Although with foreclosed homes the purchase price is often discounted, there are some unseen costs that could come after. You could end up responsible for extra costs like back taxes or liens. In some cases, you inherit the previous owner’s debt that’s connected to the home. When purchasing a foreclosed home, the lender expects that the entire debt is repaid before the sale is final. Keep in mind these hidden costs could end up outweighing the savings!
Slow Closing Process
A closing in real estate is when the ownership of the property is officially transferred to the new homeowner. When purchasing a home that faces foreclosure, there is often a lot of paperwork that needs to be drawn up and sorted. Along the way, there are often obstacles that can make the entire process take even longer.
Buyers Competing for the Same Property
The housing market in recent years has been difficult for homebuyers with high prices and limited availability. It makes sense that when a home is listed for a reduced price, it can get a lot of attention from potential buyers.
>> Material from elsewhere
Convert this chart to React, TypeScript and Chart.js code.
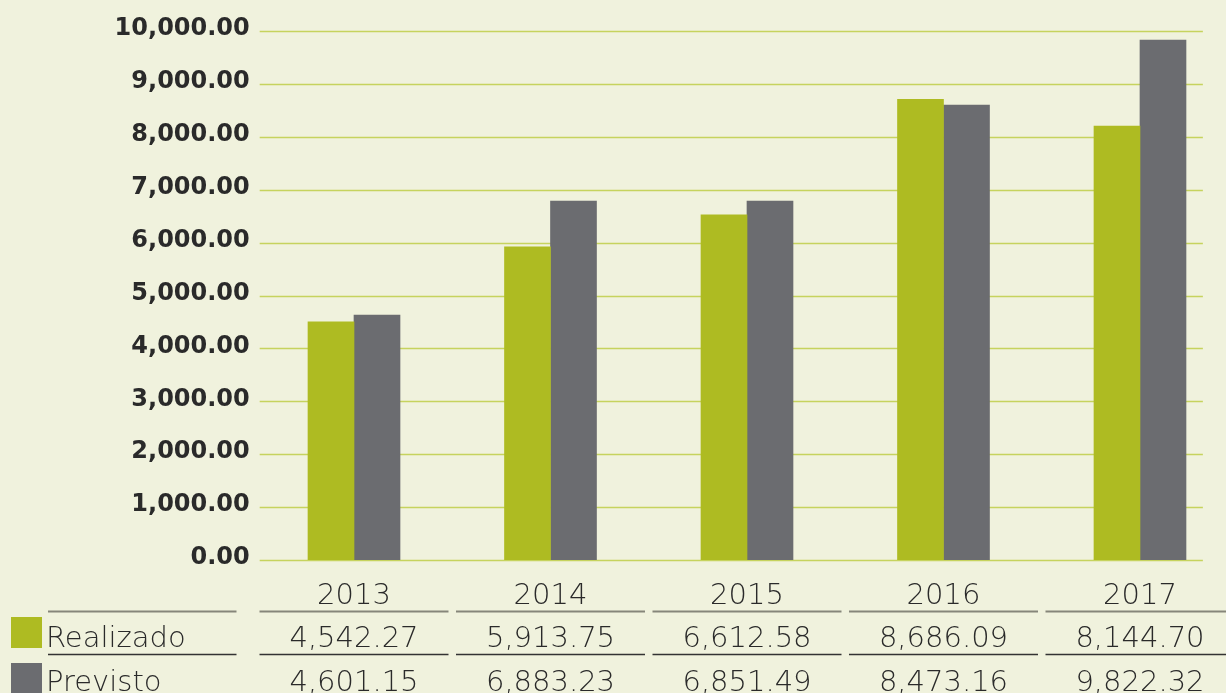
import React, { useEffect, useRef } from "react";
import { Chart, registerables } from "chart.js";

Chart.register(...registerables);

const years = ["2013", "2014", "2015", "2016", "2017"];
// bar heights as drawn in the picture
const realizadoBars = [4500, 5920, 6525, 8710, 8205];
const previstoBars = [4630, 6785, 6785, 8600, 9830];
// values printed in the table
const realizadoTable = ["4,542.27", "5,913.75", "6,612.58", "8,686.09", "8,144.70"];
const previstoTable = ["4,601.15", "6,883.23", "6,851.49", "8,473.16", "9,822.32"];
const seriesNames = ["Realizado", "Previsto"];

const GREEN = "#aebb22";
const GRAY = "#6b6c70";
const BG = "#f0f2dd";
const GRID = "#c6d35e";
const TEXT = "#2a2a2a";

const tablePlugin = {
  id: "tablePlugin",
  beforeDraw(chart: any) {
    const { ctx, width, height } = chart;
    ctx.save();
    ctx.fillStyle = BG;
    ctx.fillRect(0, 0, width, height);
    ctx.restore();
  },
  beforeDatasetsDraw(chart: any) {
    const { ctx } = chart;
    const y = chart.scales.y;
    const x = chart.scales.x;
    const left = x.getPixelForValue(-0.48);
    const right = x.getPixelForValue(4.32);
    ctx.save();
    ctx.strokeStyle = GRID;
    ctx.lineWidth = 1.5;
    for (let v = 0; v <= 10000; v += 1000) {
      const py = Math.round(y.getPixelForValue(v)) + 0.5;
      ctx.beginPath();
      ctx.moveTo(left, py);
      ctx.lineTo(right, py);
      ctx.stroke();
    }
    ctx.restore();
  },
  afterDraw(chart: any) {
    const { ctx } = chart;
    const x = chart.scales.x;
    const half = 94.5;
    ctx.save();
    ctx.font = "200 29px 'DejaVu Sans'";
    ctx.fillStyle = TEXT;
    ctx.textAlign = "center";
    ctx.textBaseline = "alphabetic";
    const lineY1 = 611.5;
    const lineY2 = 654.5;
    years.forEach((yr, i) => {
      const cx = x.getPixelForValue(i);
      ctx.fillStyle = TEXT;
      ctx.fillText(yr, cx, 604);
      ctx.fillText(realizadoTable[i], cx, 647);
      ctx.fillText(previstoTable[i], cx, 691);
      ctx.lineWidth = 2;
      ctx.strokeStyle = "#86867a";
      ctx.beginPath();
      ctx.moveTo(cx - half, lineY1);
      ctx.lineTo(cx + half, lineY1);
      ctx.stroke();
      ctx.lineWidth = 1.5;
      ctx.strokeStyle = "#333333";
      ctx.beginPath();
      ctx.moveTo(cx - half, lineY2);
      ctx.lineTo(cx + half, lineY2);
      ctx.stroke();
    });
    // legend column
    ctx.lineWidth = 2;
    ctx.strokeStyle = "#86867a";
    ctx.beginPath();
    ctx.moveTo(48, lineY1);
    ctx.lineTo(236.5, lineY1);
    ctx.stroke();
    ctx.lineWidth = 1.5;
    ctx.strokeStyle = "#333333";
    ctx.beginPath();
    ctx.moveTo(48, lineY2);
    ctx.lineTo(236.5, lineY2);
    ctx.stroke();
    ctx.fillStyle = GREEN;
    ctx.fillRect(11, 617, 31, 31);
    ctx.fillStyle = GRAY;
    ctx.fillRect(11, 663, 31, 31);
    ctx.fillStyle = TEXT;
    ctx.textAlign = "left";
    ctx.fillText(seriesNames[0], 46, 647);
    ctx.fillText(seriesNames[1], 46, 691);
    ctx.restore();
  },
};

export default function App() {
  const ref = useRef<HTMLCanvasElement>(null);
  useEffect(() => {
    if (!ref.current) return;
    const chart = new Chart(ref.current, {
      type: "bar",
      data: {
        datasets: [
          {
            label: seriesNames[0],
            data: realizadoBars.map((v, i) => ({ x: i, y: v })),
            backgroundColor: GREEN,
            barThickness: 46,
          },
          {
            label: seriesNames[1],
            data: previstoBars.map((v, i) => ({ x: i, y: v })),
            backgroundColor: GRAY,
            barThickness: 46,
          },
        ],
      },
      options: {
        animation: false,
        responsive: false,
        maintainAspectRatio: false,
        layout: { padding: { top: 31, bottom: 133, left: 0, right: 0 } },
        plugins: { legend: { display: false }, tooltip: { enabled: false } },
        scales: {
          x: {
            type: "linear",
            min: -0.5,
            max: 4.4377,
            offset: false,
            grid: { offset: false, display: false },
            display: false,
          },
          y: {
            min: 0,
            max: 10000,
            afterFit(scale: any) {
              scale.width = 255.75;
            },
            grid: { display: false, drawTicks: false },
            border: { display: false },
            ticks: {
              stepSize: 1000,
              padding: 6,
              labelOffset: -2,
              color: TEXT,
              font: { family: "'DejaVu Sans'", weight: "bold", size: 24 },
              callback: (v: any) =>
                Number(v).toLocaleString("en-US", {
                  minimumFractionDigits: 2,
                  maximumFractionDigits: 2,
                }),
            },
          },
        },
      },
      plugins: [tablePlugin],
    });
    return () => chart.destroy();
  }, []);
  return (
    <div style={{ position: "fixed", left: 0, top: 0, width: 1226, height: 693, background: BG }}>
      <canvas ref={ref} width={1226} height={693} style={{ width: 1226, height: 693, display: "block" }} />
    </div>
  );
}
The extra competition in an already competitive market can lead to bidding wars for the property.
In this case, the price of the home can even be driven up to more than it’s worth. These scenarios can lead to disappointment, especially if you have your heart set on a home. However, it’s in your favor to keep checking up on the home if you’ve lost the bid! With foreclosed homes, it is not uncommon for the deal to flop.
Bottom Line: Should You Buy a Foreclosure?
Foreclosed homes are one option in the home-buying market. The main advantage of purchasing a home that has faced foreclosure is the reduced sale price. However, there are some disadvantages to consider as well. The price of these homes is often reduced due to the condition of the property. For a home to face foreclosure, this means that the previous owners could not continue to pay their mortgage.
If a homeowner isn’t able to pay their mortgage, it’s likely they weren’t doing necessary repairs or maintaining a good condition. In order for a lender to cut their losses, they want to sell the home quickly! To find foreclosures for sale, you can review MLS websites, other online resources, or the local newspaper. The five most common types of foreclosed properties are:
- Pre-Foreclosure Homes
- Auction Homes
- Short Sales
- Directly Purchased by the Bank
- Properties Owned by the Government
The process to purchase each type of foreclosed property is different. It’s important for you to consider all of your options when purchasing a home. Consider if the advantages outweigh the disadvantages in your unique home-buying experience!